For this generation, knowledge is no longer hierarchical, and information doesn’t travel one way. It comes from multiple sources – their peers, their parents and teachers, their favourite YouTube channels, bloggers – and when news breaks, the mainstream media, more often than not. The Vanier Centre’s Nora Spinks predicts that this early pattern of being both learners and teachers will make them valued employees. (For this story, they patiently explained slang or memes or social-media behaviour, with barely a hint of adolescent condescension.)
As Mack observes, his generation has developed the art of giving directions. “You’re learning how to communicate,” he says, to avoid being asked over and over again.
But if anything, they feel these teaching moments bring them closer to their parents. “It creates a different bond,” Tess says. “You are on a level playing field.”
“My dad knows nothing about technology when I try to show him,” says Jake. “But then, when it comes to working on a car, he knows way more than I do.
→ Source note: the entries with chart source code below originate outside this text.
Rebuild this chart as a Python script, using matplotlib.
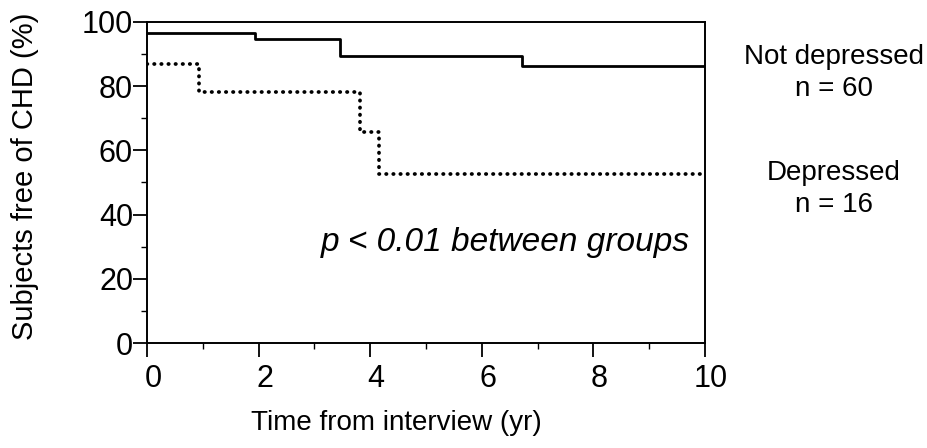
import matplotlib
matplotlib.use("Agg")
import matplotlib.pyplot as plt
from matplotlib.ticker import MultipleLocator
import matplotlib.transforms as mtransforms

plt.rcParams['font.family'] = ['Liberation Sans', 'DejaVu Sans']

# Kaplan-Meier step data
not_dep_times = [0, 1.94, 3.45, 6.72, 10]
not_dep_surv = [96.7, 94.7, 89.3, 86.4, 86.4]
dep_times = [0, 0.93, 3.82, 4.15, 10]
dep_surv = [86.8, 78.1, 65.6, 52.5, 52.5]

x_ticks = [0, 2, 4, 6, 8, 10]
y_ticks = [0, 20, 40, 60, 80, 100]

fig = plt.figure(figsize=(9.28, 4.48), dpi=100)
ax = fig.add_axes([147/928, 1 - 343/448, (705 - 147)/928, (343 - 22)/448])

ax.step(not_dep_times, not_dep_surv, where='post', color='black', lw=2.0)
ax.step(dep_times, dep_surv, where='post', color='black', lw=2.7,
        linestyle=(0, (0.1, 1.8)), dash_capstyle='round')

ax.set_xlim(0, 10)
ax.set_ylim(0, 100)
ax.set_xticks(x_ticks)
ax.set_yticks(y_ticks)
ax.xaxis.set_minor_locator(MultipleLocator(1))
ax.yaxis.set_minor_locator(MultipleLocator(10))
ax.tick_params(axis='both', which='major', direction='out', length=10, width=1.3,
               labelsize=22, pad=0)
ax.tick_params(axis='both', which='minor', direction='out', length=4, width=1.0)
ax.tick_params(axis='x', which='major', pad=5)
for s in ax.spines.values():
    s.set_linewidth(1.4)

offset = mtransforms.ScaledTranslation(6/100, 0, fig.dpi_scale_trans)
for lab in ax.get_xticklabels():
    lab.set_transform(lab.get_transform() + offset)

fig.text(25/928, 1 - 176/448, 'Subjects free of CHD (%)', rotation=90,
         ha='center', va='center', fontsize=21)
fig.text(396/928, 1 - 423/448, 'Time from interview (yr)',
         ha='center', va='center', fontsize=20)

fig.text(505/928, 1 - 243/448, 'p < 0.01 between groups', style='italic',
         ha='center', va='center', fontsize=24)

fig.text(834/928, 1 - 73/448, 'Not depressed\nn = 60', ha='center', va='center',
         fontsize=20, linespacing=1.35)
fig.text(834/928, 1 - 189/448, 'Depressed\nn = 16', ha='center', va='center',
         fontsize=20, linespacing=1.35)

fig.savefig('out.png', dpi=100)
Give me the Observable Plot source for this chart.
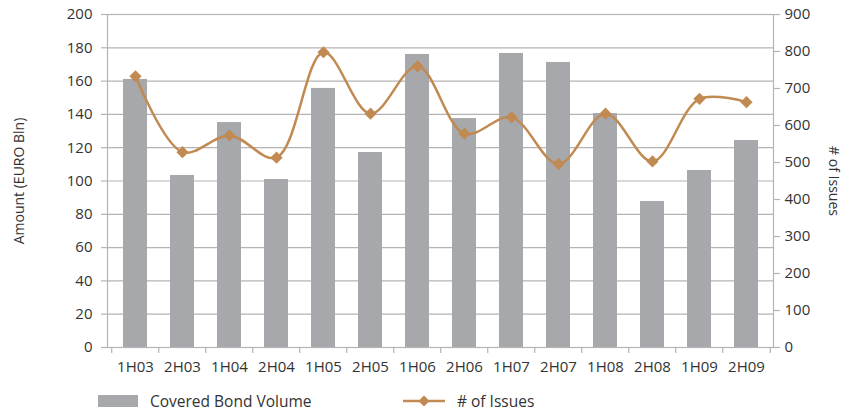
<!DOCTYPE html>
<html>
<head>
<meta charset="utf-8">
<script src="https://cdn.jsdelivr.net/npm/d3@7"></script>
<script src="https://cdn.jsdelivr.net/npm/@observablehq/plot@0.6"></script>
<style>
  html, body { margin: 0; padding: 0; background: #fff; }
  #chart { width: 843px; height: 417px; font-family: "Open Sans", sans-serif; color: #333; }
  .legend { position: relative; height: 32px; width: 843px; font-size: 15.5px; color: #333; }
  .legend .item { position: absolute; top: 0; height: 32px; display: flex; align-items: center; }
  .legend svg { margin-right: 12px; }
</style>
</head>
<body>
<div id="chart"></div>
<script>
const categories = ["1H03","2H03","1H04","2H04","1H05","2H05","1H06","2H06","1H07","2H07","1H08","2H08","1H09","2H09"];
const volume = [161, 103.3, 135.1, 100.9, 155.6, 117.1, 176, 137.5, 176.6, 171.2, 140.5, 87.7, 106.3, 124.3];
const issues = [733, 528, 573, 513, 798, 632, 760, 578, 622, 496, 632, 503, 672, 663];
const leftTicks = [0, 20, 40, 60, 80, 100, 120, 140, 160, 180, 200];
const rightTicks = [0, 100, 200, 300, 400, 500, 600, 700, 800, 900];
const seriesNames = ["Covered Bond Volume", "# of Issues"];

const data = categories.map((c, i) => ({cat: c, vol: volume[i], iss: issues[i]}));
const ratio = 900 / 200;
const barColor = "#a7a8ab";
const lineColor = "#c08a52";
const gridColor = "#b4b4b4";

const chart = Plot.plot({
  width: 843,
  height: 385,
  marginLeft: 107,
  marginRight: 70,
  marginTop: 14,
  marginBottom: 38,
  style: {fontFamily: "Open Sans, sans-serif", fontSize: "15px", color: "#333", background: "#fff"},
  x: {domain: categories, paddingInner: 0.5, paddingOuter: 0.25, label: null},
  y: {domain: [0, 200], label: null},
  marks: [
    Plot.gridY(leftTicks, {stroke: gridColor, strokeOpacity: 1, strokeWidth: 1.2}),
    Plot.barY(data, {x: "cat", y: "vol", fill: barColor}),
    Plot.frame({stroke: gridColor, strokeWidth: 1.2}),
    Plot.ruleX(categories, {x: d => d, dx: -47.57 / 2, y1: 0, y2: -6 * 200 / 333, stroke: gridColor, strokeWidth: 1.2, clip: false}),
    Plot.ruleX([categories[categories.length - 1]], {x: d => d, dx: 47.57 / 2, y1: 0, y2: -6 * 200 / 333, stroke: gridColor, strokeWidth: 1.2}),
    Plot.line(data, {x: "cat", y: d => d.iss / ratio, curve: "catmull-rom", stroke: lineColor, strokeWidth: 2.5}),
    Plot.dot(data, {x: "cat", y: d => d.iss / ratio, symbol: "diamond2", r: 5.5, fill: lineColor, stroke: "none"}),
    Plot.axisY(leftTicks, {anchor: "left", tickSize: 6, tickPadding: 9, stroke: gridColor, strokeWidth: 1.2, label: null, fill: "#333"}),
    Plot.axisY(rightTicks, {anchor: "right", y: d => d / ratio, text: d => String(d), tickSize: 6, tickPadding: 5, stroke: gridColor, strokeWidth: 1.2, label: null, fill: "#333"}),
    Plot.axisX({anchor: "bottom", tickSize: 0, tickPadding: 14, label: null, fill: "#333"}),
    Plot.text(["Amount (EURO Bln)"], {frameAnchor: "left", textAnchor: "middle", dx: -88, rotate: -90, fill: "#333", fontSize: 14}),
    Plot.text(["# of Issues"], {frameAnchor: "right", textAnchor: "middle", dx: 60, rotate: 90, fill: "#333", fontSize: 14})
  ]
});

const root = document.getElementById("chart");
root.appendChild(chart);

const legend = document.createElement("div");
legend.className = "legend";
legend.innerHTML = `
  <div class="item" style="left:98px">
    <svg width="40" height="12"><rect x="0" y="0" width="40" height="12" fill="${barColor}"></rect></svg>
    <span>${seriesNames[0]}</span>
  </div>
  <div class="item" style="left:403px">
    <svg width="42" height="14"><line x1="0" y1="7" x2="42" y2="7" stroke="${lineColor}" stroke-width="2.5"></line><path d="M21,1.5 L26.5,7 L21,12.5 L15.5,7 Z" fill="${lineColor}"></path></svg>
    <span>${seriesNames[1]}</span>
  </div>`;
root.appendChild(legend);
</script>
</body>
</html>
You show them what you know, they show you what they know.”
Still, quips Chelsea, “It’s much easier to teach kids things than adults. So they have the easy job.”
What the world needs now?
At some point, nearly every generation gets told they’re going to save the world (even mine, whom some eventually tagged the boomer cleanup crew). But, let’s suppose the early indicators hold, that Gen Z leans on the sensible side, trends toward financial frugality while possessing an open-minded approach to diversity and a serious disposition. They may not be rebels. But says Ms. Spinks, “maybe pragmatism is what the world needs now.”
There will soon be five generations in the work force – one with the clear technological advantage, setting the digital path for everyone else to follow. In the all-encompassing culture of the Internet, “We are going to look more like them,” predicts Jason Dorsey, “than they will look like us.”
“I wouldn’t call us saviours of the world just yet,” cautions Noah Hollis, offering a voice of reason on behalf of his peers. “We need a bit more time.”
Still, fingers crossed.
Erin Anderssen is a senior feature writer with The Globe and Mail.